Un’intervista
[La pluriripetente della scuola elementare e della scuola media di scrittura emiliana Camilla Tomassoni stamattina discute una tesi nella quale, alle fine, c’è un lunga intervista che metto qua sotto, grazie Camilla]
La casa editrice Marcos y Marcos ha appena ripubblicato Disastri, l’antologia di scritti di Daniil Charms che hai tradotto per Einaudi (Stile Libero 2003). Prima di Disastri, il lavoro di riscoperta di questo autore, a cui sembri essere molto legato, era stato condotto, in Italia, quasi esclusivamente da Serena Vitale e da Rosanna Giaquinta, che comunque avevano presentato un’opera di Charms piuttosto diversa da quella che proponi tu ai lettori. Qual è stata l’idea che hai seguito nel tradurre e curare questo libro?
La Vitale ha trattato Charms all’interno di un’antologia sull’avanguardia russa, della quale Charms e il suo gruppo rappresentano una specie di appendice, quindi in questo senso forse ha avuto ragione, a non enfatizzare l’importanza dell’opera di Charms nell’ambito dell’avanguardia russa, e tra l’altro la Vitale scriveva in un momento nel quale i testi di Charms ancora non avevano la diffusione che hanno oggi e che hanno cominciato ad avere dalla fine degli anni ottanta (la stessa cosa si può dire per il modo in cui parla di Charms Vladimir Markov nella sua bellissima Storia del futurismo russo); l’edizione curata dalla Giaquinta, Casi appunto, è uscita più tardi, nel 1990, e senza questo libro l’edizione di Disastri probabilmente non ci sarebbe stata, o, se anche ci fosse stata, non sarebbe stata così com’è. Io ho conosciuto Charms attraverso Casi, che è una specie di presentazione di Charms al pubblico italiano, è un testo che comprende opere molto diverse, tra loro, prose brevi, saggi filosofici e musicali, testi biografici, lettere. È un volume, Casi, che credo non sia stato pensato per essere letto dall’inizio alla fine, è un prezioso libro da consultazione, secondo me, ed è un libro al quale io sono molto affezionato e che, esistendo già, mi ha permesso di provare a fare qualcos’altro.

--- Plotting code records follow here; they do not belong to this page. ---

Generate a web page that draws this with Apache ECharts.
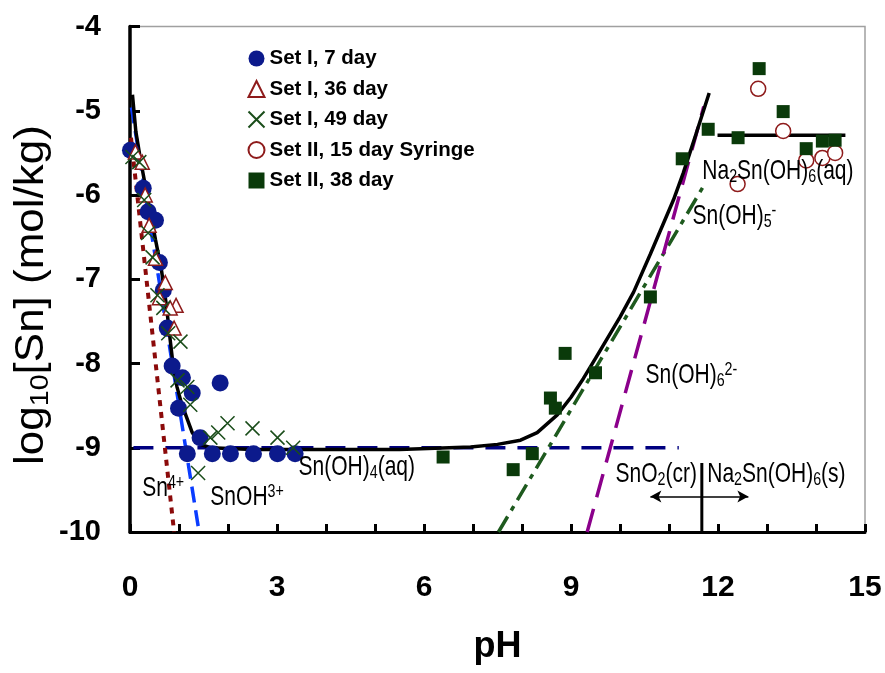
<!DOCTYPE html>
<html><head><meta charset="utf-8">
<script src="https://cdn.jsdelivr.net/npm/echarts@6/dist/echarts.min.js"></script>
<style>html,body{margin:0;padding:0;background:#fff}#c{width:885px;height:673px}</style>
</head><body><div id="c"></div>
<script>
// ---------- data ----------
const xTickLabels = [0, 3, 6, 9, 12, 15];
const yTickLabels = [-10, -9, -8, -7, -6, -5, -4];
const legendNames = ['Set I, 7 day', 'Set I, 36 day', 'Set I, 49 day', 'Set II, 15 day Syringe', 'Set II, 38 day'];

const set1Day7 = [[0.01,-5.47],[0.27,-5.92],[0.37,-6.20],[0.52,-6.30],[0.60,-6.80],[0.68,-7.13],[0.76,-7.58],[0.86,-8.03],[1.07,-8.17],[1.27,-8.35],[0.99,-8.53],[1.43,-8.88],[1.17,-9.07],[1.68,-9.07],[2.05,-9.07],[2.52,-9.07],[3.01,-9.07],[3.37,-9.07],[1.84,-8.23]];
const set1Day36 = [[0.11,-5.49],[0.25,-5.61],[0.31,-6.00],[0.39,-6.36],[0.52,-6.75],[0.72,-7.04],[0.60,-7.22],[0.94,-7.31],[0.82,-7.34],[0.90,-7.58]];
const set1Day49 = [[0.05,-5.55],[0.19,-5.61],[0.29,-6.06],[0.37,-6.45],[0.46,-6.74],[0.56,-7.19],[0.68,-7.34],[0.78,-7.64],[1.03,-7.74],[0.97,-8.20],[1.17,-8.28],[1.23,-8.49],[1.64,-8.88],[1.80,-8.82],[1.99,-8.71],[2.50,-8.77],[3.01,-8.88],[3.33,-9.00],[1.39,-9.30]];
const set2Day15Syringe = [[12.82,-4.74],[13.33,-5.24],[12.40,-5.87],[13.80,-5.59],[14.13,-5.56],[14.39,-5.50]];
const set2Day38 = [[12.84,-4.50],[13.33,-5.01],[11.80,-5.22],[12.41,-5.32],[11.27,-5.57],[13.80,-5.45],[14.13,-5.36],[14.39,-5.35],[10.62,-7.21],[9.50,-8.11],[8.88,-7.88],[8.58,-8.41],[8.68,-8.53],[8.21,-9.07],[7.82,-9.26],[6.39,-9.11]];

const totalCurve = [[0.05,-4.81],[0.12,-5.25],[0.22,-5.6],[0.38,-6.1],[0.52,-6.53],[0.64,-6.88],[0.74,-7.3],[0.82,-7.72],[0.88,-8.02],[0.96,-8.28],[1.05,-8.47],[1.15,-8.63],[1.27,-8.82],[1.43,-8.96],[1.65,-9.0],[2.5,-9.02],[4,-9.02],[5.5,-9.02],[6.95,-8.99],[7.5,-8.96],[7.97,-8.91],[8.31,-8.82],[8.72,-8.61],[9.0,-8.4],[9.25,-8.18],[9.5,-7.94],[10.0,-7.45],[10.28,-7.15],[10.62,-6.7],[11.09,-6.06],[11.29,-5.74],[11.55,-5.28],[11.82,-4.79]];
const na2SnOH6aqLine = [[11.99,-5.29],[14.6,-5.29]];
const sn4Line = [[0.02,-5.32],[0.90,-10]];
const snOH3Line = [[0.03,-4.96],[1.41,-10]];
const snOH4Line = [[0.07,-9.0],[11.2,-9.0]];
const snOH5Line = [[7.52,-10],[11.72,-5.88]];
const snOH6Line = [[9.33,-10],[11.71,-4.95]];
const boundaryLine = [[11.67,-10],[11.67,-9.18]];
const arrowLeft = [[11.67,-9.58],[10.62,-9.58]];
const arrowRight = [[11.67,-9.58],[12.62,-9.58]];

const annotationTexts = ['{t|Sn}{p|4+}','{t|SnOH}{p|3+}','{t|Sn(OH)}{b|4}{t|(aq)}','{t|SnO}{b|2}{t|(cr)}','{t|Na}{b|2}{t|Sn(OH)}{b|6}{t|(s)}','{t|Sn(OH)}{b|6}{p|2-}','{t|Sn(OH)}{b|5}{p|-}','{t|Na}{b|2}{t|Sn(OH)}{b|6}{t|(aq)}'];
const annotationAnchors = [[0.25,-9.48],[1.64,-9.59],[3.44,-9.23],[9.91,-9.31],[11.78,-9.31],[10.52,-8.14],[11.48,-6.25],[11.68,-5.72]];

// ---------- chart ----------
const SANS = '"Liberation Sans", Arial, sans-serif';
const chart = echarts.init(document.getElementById('c'), null, {renderer: 'canvas'});

function lineSeries(data, color, width, type, extra) {
  return Object.assign({
    type: 'line', data: data, showSymbol: false, symbol: 'none', silent: true,
    lineStyle: {color: color, width: width, type: type}, z: 2, animation: false
  }, extra || {});
}

const annRich = {
  t: {fontSize: 28, fontFamily: SANS, fill: '#000', lineHeight: 30},
  b: {fontSize: 19, fontFamily: SANS, fill: '#000', lineHeight: 14, verticalAlign: 'bottom'},
  p: {fontSize: 19, fontFamily: SANS, fill: '#000', lineHeight: 14, verticalAlign: 'top'}
};

const yTitle = {
  type: 'text', x: 32, y: 295, rotation: Math.PI / 2, scaleX: 1.1, silent: true,
  style: {
    text: '{a|log}{s|10}{a|[Sn] (mol/kg)}', align: 'center', verticalAlign: 'middle', fill: '#000',
    rich: {
      a: {fontSize: 40, fontFamily: SANS, fill: '#000', lineHeight: 44},
      s: {fontSize: 26, fontFamily: SANS, fill: '#000', lineHeight: 20, verticalAlign: 'bottom'}
    }
  }
};

const option = {
  animation: false,
  backgroundColor: '#fff',
  grid: {left: 130, right: 20, top: 26.5, bottom: 141, show: true, borderColor: '#a0a0a0', borderWidth: 1.5, containLabel: false},
  xAxis: {
    type: 'value', min: 0, max: 15, interval: 1,
    name: 'pH', nameLocation: 'middle', nameGap: 97,
    nameTextStyle: {fontFamily: SANS, fontWeight: 'bold', fontSize: 36, color: '#000'},
    axisLine: {show: true, onZero: false, lineStyle: {color: '#000', width: 3}},
    axisTick: {show: true, inside: true, length: 8, lineStyle: {color: '#000', width: 3}},
    axisLabel: {margin: 41, fontFamily: SANS, fontWeight: 'bold', fontSize: 30, color: '#000',
      formatter: v => xTickLabels.indexOf(v) >= 0 ? String(v) : ''},
    splitLine: {show: false}
  },
  yAxis: {
    type: 'value', min: -10, max: -4, interval: 1,
    axisLine: {show: true, onZero: false, lineStyle: {color: '#000', width: 3.5}},
    axisTick: {show: true, inside: true, length: 10, lineStyle: {color: '#000', width: 3}},
    axisLabel: {margin: 29, fontFamily: SANS, fontWeight: 'bold', fontSize: 29, color: '#000',
      formatter: v => yTickLabels.indexOf(v) >= 0 ? String(v) : ''},
    splitLine: {show: false}
  },
  legend: {
    data: legendNames, orient: 'vertical', left: 242.5, top: 43, itemWidth: 16, itemHeight: 16, itemGap: 9.5,
    textStyle: {fontFamily: SANS, fontWeight: 'bold', fontSize: 20.5, color: '#000'}
  },
  graphic: [yTitle],
  series: [
    lineSeries(snOH4Line, '#000080', 3.5, [20, 12]),
    lineSeries(sn4Line, '#8b0a0a', 4, [6, 6]),
    lineSeries(snOH3Line, '#0a3cff', 3.5, [16, 8]),
    lineSeries(snOH5Line, '#1e5a1e', 3.5, [18, 7, 5, 7]),
    lineSeries(snOH6Line, '#8b008b', 3.5, [24, 12]),
    lineSeries(totalCurve, '#000', 3.5, 'solid', {smooth: false}),
    lineSeries(na2SnOH6aqLine, '#000', 3.5, 'solid'),
    lineSeries(boundaryLine, '#000', 3, 'solid', {
      markLine: {
        silent: true, symbol: ['none', 'arrow'], symbolSize: [9, 11], animation: false,
        lineStyle: {color: '#000', width: 1.5, type: 'solid'}, label: {show: false},
        data: [
          [{coord: arrowLeft[0]}, {coord: arrowLeft[1]}],
          [{coord: arrowRight[0]}, {coord: arrowRight[1]}]
        ]
      }
    }),
    {name: legendNames[0], type: 'scatter', data: set1Day7, symbol: 'circle', symbolSize: 17,
      itemStyle: {color: '#0c1a8c', opacity: 1}, z: 3},
    {name: legendNames[1], type: 'scatter', data: set1Day36, symbol: 'triangle', symbolSize: 14,
      itemStyle: {color: '#fff', borderColor: '#8e1b1b', borderWidth: 1.5, opacity: 1}, z: 4},
    {name: legendNames[2], type: 'scatter', data: set1Day49, symbol: 'path://M0,0L10,10M10,0L0,10', symbolSize: 14,
      itemStyle: {color: 'rgba(0,0,0,0)', borderColor: '#1a4d1a', borderWidth: 1.5, opacity: 1}, z: 5},
    {name: legendNames[3], type: 'scatter', data: set2Day15Syringe, symbol: 'circle', symbolSize: 15,
      itemStyle: {color: '#fff', borderColor: '#8e1b1b', borderWidth: 1.5, opacity: 1}, z: 4},
    {name: legendNames[4], type: 'scatter', data: set2Day38, symbol: 'rect', symbolSize: 13,
      itemStyle: {color: '#0a3a0a', opacity: 1}, z: 5}
  ]
};
chart.setOption(option);

// annotation texts, anchored at data coordinates through the grid's scales
const annGraphics = annotationAnchors.map((p, i) => {
  const px = chart.convertToPixel({gridIndex: 0}, p);
  return {
    type: 'text', x: px[0], y: px[1], scaleX: 0.75, silent: true, z: 10,
    style: {text: annotationTexts[i], rich: annRich, align: 'left', verticalAlign: 'middle', fill: '#000'}
  };
});
chart.setOption({graphic: [yTitle].concat(annGraphics)});
</script>
</body></html>
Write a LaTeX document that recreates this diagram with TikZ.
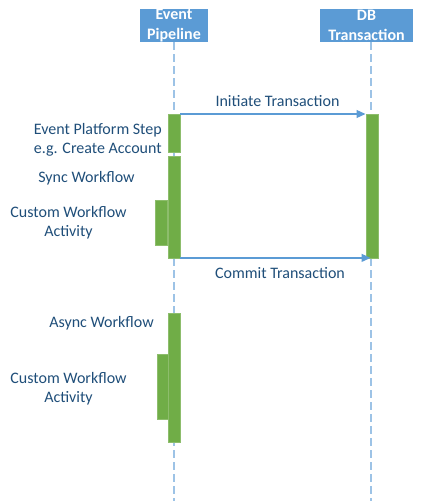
\documentclass[tikz,border=0pt]{standalone}
\usepackage{fontspec}
\setmainfont{Carlito}
\usetikzlibrary{arrows.meta}
\definecolor{headblue}{HTML}{5B9BD5}
\definecolor{lineblue}{HTML}{9DC3E6}
\definecolor{textblue}{HTML}{1F4E79}
\definecolor{bargreen}{HTML}{70AD47}

\begin{document}
\begin{tikzpicture}
  [x=1pt,y=-1pt,
head/.style={fill=headblue,text=white,font=\fontsize{16}{19.5}\selectfont\bfseries,align=center,minimum height=33pt,inner sep=0pt},
life/.style={lineblue,line width=1.6pt,dash pattern=on 8pt off 4pt},
bar/.style={fill=bargreen,draw=bargreen!80!white,line width=0.4pt,minimum width=12pt,inner sep=0pt,anchor=north west},
msg/.style={headblue,line width=1.2pt,-{Triangle[length=9pt,width=8pt]}},
lbl/.style={text=textblue,font=\fontsize{16}{19}\selectfont,align=center,inner sep=0pt}]

\useasboundingbox (0,0) rectangle (425,501);

% lifeline heads
\node [head,minimum width=68pt] (EP) at (174,25.5) {Event\\Pipeline};
\node [head,minimum width=93pt] (DB) at (366.5,25.5) {DB\\Transaction};

\coordinate (EPend) at (174,501);
\coordinate (DBend) at (371,501);
\draw [life] (EP.south) -- (EPend);
\draw [life] ([xshift=4.5pt]DB.south) -- (DBend);

% activation bars
\node [bar,minimum height=38pt] (step) at (168,114) {};
\node [bar,minimum height=102pt] (sync) at (168,155.5) {};
\node [bar,minimum height=45pt] (act1) at (154.5,200) {};
\node [bar,minimum height=143.5pt] (trans) at (365.5,114) {};
\node [bar,minimum height=129pt] (async) at (168,312.5) {};
\node [bar,minimum height=65pt,minimum width=11pt] (act2) at (157,354) {};

% messages
\draw [msg] (step.north east) -- (trans.north west);
\draw [msg] (sync.south east) -- ([xshift=5pt]trans.south west);

% labels
\node [lbl] at (277.5,101) {Initiate Transaction};
\node [lbl] at (280,273) {Commit Transaction};
\node [lbl,anchor=east] at (162,139.5) {Event Platform Step\\e.g. Create Account};
\node [lbl] at (86.5,178) {Sync Workflow};
\node [lbl] at (68.5,223) {Custom Workflow\\Activity};
\node [lbl] at (101.5,323) {Async Workflow};
\node [lbl] at (68.5,388.5) {Custom Workflow\\Activity};

\end{tikzpicture}
\end{document}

Facendo delle prove, prima di proporre l’antologia all’Einaudi, avevo avuto l’impressione che in Casi ci fosse un italiano leggermente più alto della lezione originale, come si fa di solito da noi, dentro nei libri, si alza, un po’. Ecco, io ho provato a riprodurre, per quanto son stato capace, il suono, di Charms, senza curarmi, quando non la trovavo nell’originale, di una coerenza grammaticale che a volte ritrovavo invece nella lezione della Giaquinta, e questa è una differenza ma la differenza principale, tra Disastri e Casi dipende, credo, dal fatto che io ho cercato di mettere insieme un libro che si potesse leggere di seguito, dall’inizio alla fine, tutto d’un fiato; ho provato, attraverso l’alternanza tra brani letterari di Charms e brani presi dai suo diari, a costruire una specie di sottotrama che tracciasse uno schizzo, per quanto minimo e impreciso, di Charms, schizzo che poi, nei limiti delle mie capacità e del materiale biografico a disposizione, ho provato a completare nel saggio finale. Alla fine, non so se funziona, se funziona dovrebbe esserci un libretto che il lettore non ha difficoltà a seguire dall’inizio alla fine e dove risuona, in un certo senso, la voce dell’autore, cioè di Charms, e dove, un po’, se ne vede forse anche la faccia.